We would like to remind everyone just as our colleagues cleaned the communist filth from Puerto Barrio, we will exterminate the pro-Castro ELN, and we will liquidate the subversive Union Patriotica, and we will end the cease-fire with the FARC... We have the support of the police, the Colombian army, and the prominent sons and daughters of the region that occupy high government posts.

We recognize and value the effort that our allies in the United States are making under the guidance of President Ronald Reagan to fight international communism. We cannot disgrace them given that they've put millions of dollars into our country

This was no idle threat. Shortly thereafter the town of Segovia, which had elected leftists and had a strong union tradition, was attacked and 43 civilians killed. The local army outposts helped planned the attack and stood by as it occurred.

After the presidential candiate Jaime Pardo was killed the pace of the killings quickened and included congress members and mayors. Jaime Pardo was replaced by Bernardo Jaramillo, who was elected to the Colombian Senate. He was gunned down in the Bogota airport in 1990 which led to an exodus from the party. Ultimately upwards of 4,000 leaders of the party were killed and the Patriotic Union effectively ceased to exist. Most of those who weren't killed fled the country, dropped out of politics or went into hiding.

The same fate befell other guerrilla groups who entered electoral politics. The presidential candidate of M-19, Carlos Pizarro, was assasinated on a commercial airliner in mid flight.

Although some of the survivors fought in Colombia's legal system for justice it was largely in vain. Very few of the murders ever resulted in prosecution. And as the widow of Bernardo Jaramillo noted, Colombia's leading newspaper, El Tiempo, "frequently insinuates, suggests, or explicitly says that because of the action of the guerillas, the representatives of the legal opposition can be Objects of Extermination".

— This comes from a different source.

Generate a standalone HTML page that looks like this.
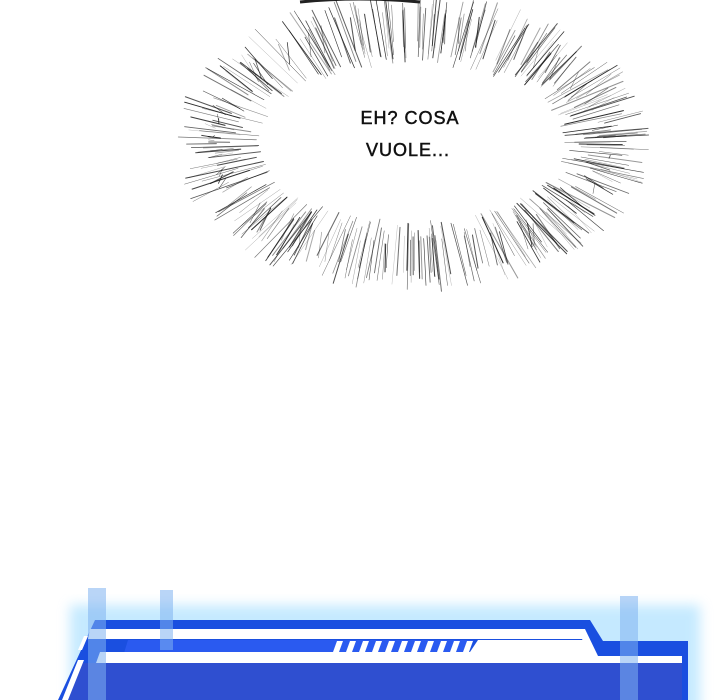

While the author himself may not take that view he certainly does blame the victim. In his final chapter instead of focusing on the murderous collusion of the Colombian elite, government, military, and drug traffickers he instead focusses on the supposed death wish of those killed. Hence he approvingly quotes one relative of a slain Patriotic Union member as saying:

To be threatened was to get more prestige. That's why they took risks. Risk is what gave them importance. The one who was the most threatened would be the most important..I dont' know what it was - sympathy for death, sympathy for martyrdom.

Later he says of a meeting he had with some Communist Party and Patriotic Union widows:

These women felt betrayed by the FARC and the Communist Party. Their husbands had died for the UP, and they got nothing but a life of misery and longing in return. Some sought revenge for the way the UP, the Communist Party, and the FARC had used their husbands.

"I wish I could get the leaders of the FARC together," on of them told me.

"I would sit them down and have a political trial."

If guilty, what would be their punishment? I asked.

"I would let them die like dogs" she said.

Although the woman is quoted it is difficult to tell who is really speaking here - the women or Dudley. Instead of blaming the slaughter of people contesting their ideas at the ballot box on those who murdered them he attributes their deaths to their own supposed failings or shortcomings or their own death wish.

What a perfect excuse to dismiss with the back of your hand what has been called a "political genocide". A more sophisticated apology for murder could hardly have been written.

Still, for those interested the book does lay bare the facts and outlines of what happened. And if fact, it even inadvertantly gave the intellectual underpinnings of these events when it quoted U.S. war stategist Paul Linebarger who mentored the Colmbian military:

A people can be converted from one faith to another if given the choice between conversion and extermination.

Indeed, that was exactly the choice the Colombian elite and government gave Colombian leftists - convert or be exterminated.

Of course, not all of them converted or were exterminated. Some of them fight on for their ideals to this day in the Colombian jungles. For those not wanting to convert or be exterminated it was the only option left.